Make the users feel like they’re reading a book in a park. That was the aim of David Chipperfield Architects, the studio commissioned to design the Des Moines Public Library, in Iowa, USA. Located at one end of a park, the library provides a link between the city centre and the surrounding landscape and has become a centrepiece for the city’s urban renewal.
Its particular shape, like an aeroplane, along with the copper mesh panels that cover the walls, give the building a very characteristic appearance. Its composite skin was one of the key elements of the library’s design, as it provides shade from the sun without hindering the views from the inside. To reinforce the idea all the bookshelves are situated so that users can continue to enjoy the views while choosing books.

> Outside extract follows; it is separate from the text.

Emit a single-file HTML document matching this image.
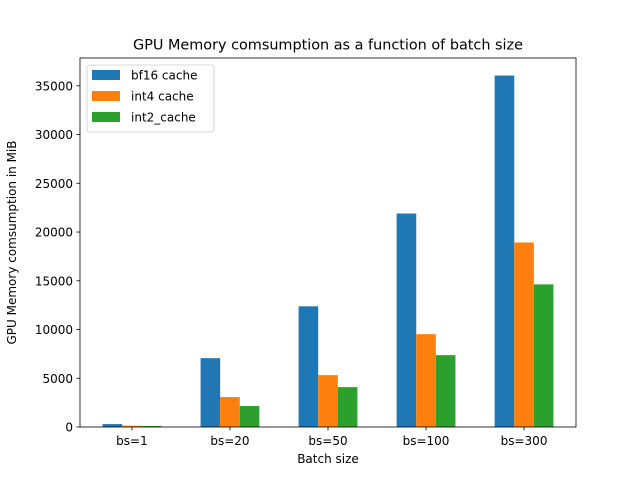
<!DOCTYPE html>
<html><head><meta charset="utf-8"><style>
body{margin:0;background:#fff}
svg text{font-family:"DejaVu Sans","Liberation Sans",sans-serif;fill:#000}
</style></head><body>
<svg id="chart" width="640" height="480" xmlns="http://www.w3.org/2000/svg">
<rect width="640" height="480" fill="#fff"/>
<text x="328" y="49.5" font-size="14.4" text-anchor="middle">GPU Memory comsumption as a function of batch size</text>
<g id="bars"></g>
<g id="axes"></g>
<text x="328" y="463" font-size="12" text-anchor="middle">Batch size</text>
<text transform="translate(16,242.5) rotate(-90)" font-size="12" text-anchor="middle">GPU Memory comsumption in MiB</text>
<rect x="80" y="58" width="496" height="369" fill="none" stroke="#000" stroke-width="0.8"/>
<g id="legend">
<rect x="87" y="65" width="127" height="67" rx="3" fill="#fff" fill-opacity="0.8" stroke="#ccc" stroke-width="0.8"/>
</g>
</svg>
<script>
const categories=["bs=1","bs=20","bs=50","bs=100","bs=300"];
const bf16=[300,7060,12380,21900,36050];
const int4=[130,3070,5320,9520,18930];
const int2=[100,2150,4090,7370,14630];
const seriesNames=["bf16 cache","int4 cache","int2_cache"];
const yTicks=[0,5000,10000,15000,20000,25000,30000,35000];
const colors=["#1f77b4","#ff7f0e","#2ca02c"];
const NS="http://www.w3.org/2000/svg";
const L=80,R=576,T=58,B=427;
const allMax=Math.max(...bf16,...int4,...int2);
const yMax=allMax*1.05;
const y=v=>B-(v/yMax)*(B-T);
const xmin=-0.53,xmax=(categories.length-1)+0.53;
const x=i=>L+(i-xmin)/(xmax-xmin)*(R-L);
const bw=0.2*(R-L)/(xmax-xmin);
function mk(t,a,p){const e=document.createElementNS(NS,t);for(const k in a)e.setAttribute(k,a[k]);p.appendChild(e);return e;}
const bars=document.getElementById('bars');
[bf16,int4,int2].forEach((s,si)=>{
  s.forEach((v,i)=>{
    const cx=x(i)+(si-1)*bw;
    const r=mk('rect',{x:cx-bw/2,y:y(v),width:bw,height:B-y(v),fill:colors[si]},bars);
    
    
  });
});
const ax=document.getElementById('axes');
categories.forEach((c,i)=>{
  mk('line',{x1:x(i),x2:x(i),y1:B,y2:B+3.5,stroke:'#000','stroke-width':0.8},ax);
  const t=mk('text',{x:x(i),y:B+18,'font-size':12,'text-anchor':'middle'},ax);
  t.textContent=c;
  
  
});
yTicks.forEach(v=>{
  mk('line',{x1:L-3.5,x2:L,y1:y(v),y2:y(v),stroke:'#000','stroke-width':0.8},ax);
  const t=mk('text',{x:L-7,y:y(v)+4.5,'font-size':12,'text-anchor':'end'},ax);
  t.textContent=v;
  
  
});
const lg=document.getElementById('legend');
seriesNames.forEach((n,i)=>{
  const yy=70+i*21;
  const r=mk('rect',{x:92,y:yy,width:28,height:10,fill:colors[i]},lg);
  
  
  const t=mk('text',{x:131,y:yy+9.5,'font-size':12},lg);
  t.textContent=n;
  
  
});
</script>
</body></html>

Given Des Moines’ cold winters and hot summers the walls needed to be adapted to the weather conditions. The skin covering the building consists of triple-glazed panels, with copper mesh. The outermost pane is 8 mm thick and reflects the scenery while preventing the copper from rusting. The copper mesh is sealed with silicone and sandwiched between two outer panes, which keeps out the cold and prevents the walls from moving on heavy traffic days. Slight variations in the makeup of the panels provide the library with a differentiated yet uniform skin, emphasising the organic shape of the building.
The roof is also designed to blend in with the surroundings, as it is covered in plants. The library also accommodates education facilities, children’s play areas and a conference wing with a cafeteria.